New low for Congress: Just 6 percent approve, finally lower than car salespeople | Wash... - 0 views

  • The public’s approval rating for Congress has finally hit rock bottom: For the first time, America has a higher opinion of car salespeople. A new Economist/YouGov.com poll put the approval rating of Congress at a historic low of 6 percent. A December 2012 Gallup poll comparing Congress' approval ratings to other occupations had car salespeople at the bottom at 8 percent and Congress at 10 percent. Now Congress is the cellar dweller. The nation’s bad opinion of Congress, impacted by inaction, budget fights and the battle over the filibuster, has also spread to Senate leaders. Just 19 percent approve of Senate Republican leader Mitch McConnell while 54 percent disapprove. Democratic leader Sen. Harry Reid’s ratings are 52 percent unfavorable, 25 percent favorable.
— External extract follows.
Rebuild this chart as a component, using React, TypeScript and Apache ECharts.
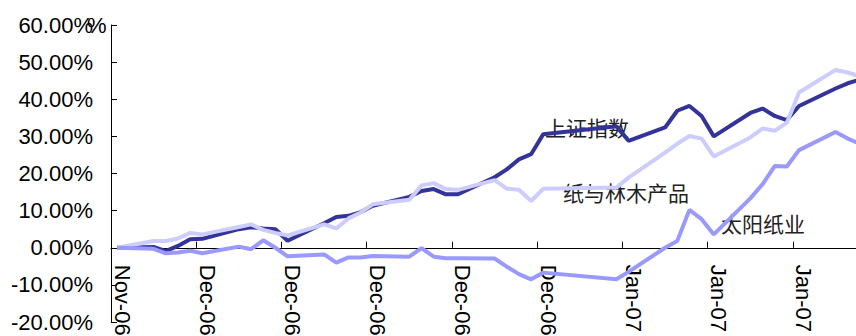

  • “What Americans are sure about is how they feel about Congress in general. They don’t like it, and haven’t liked it for a while,” said the poll. “But Congress’s approval rating in this week’s Economist/YouGov Poll matches its all-time low. Just 6 percent approve of the way Congress is handling its job. 72 percent disapprove.” “Only 10 percent of Democrats, 7 percent of Republicans, and 3 percent of independents approve of Congress.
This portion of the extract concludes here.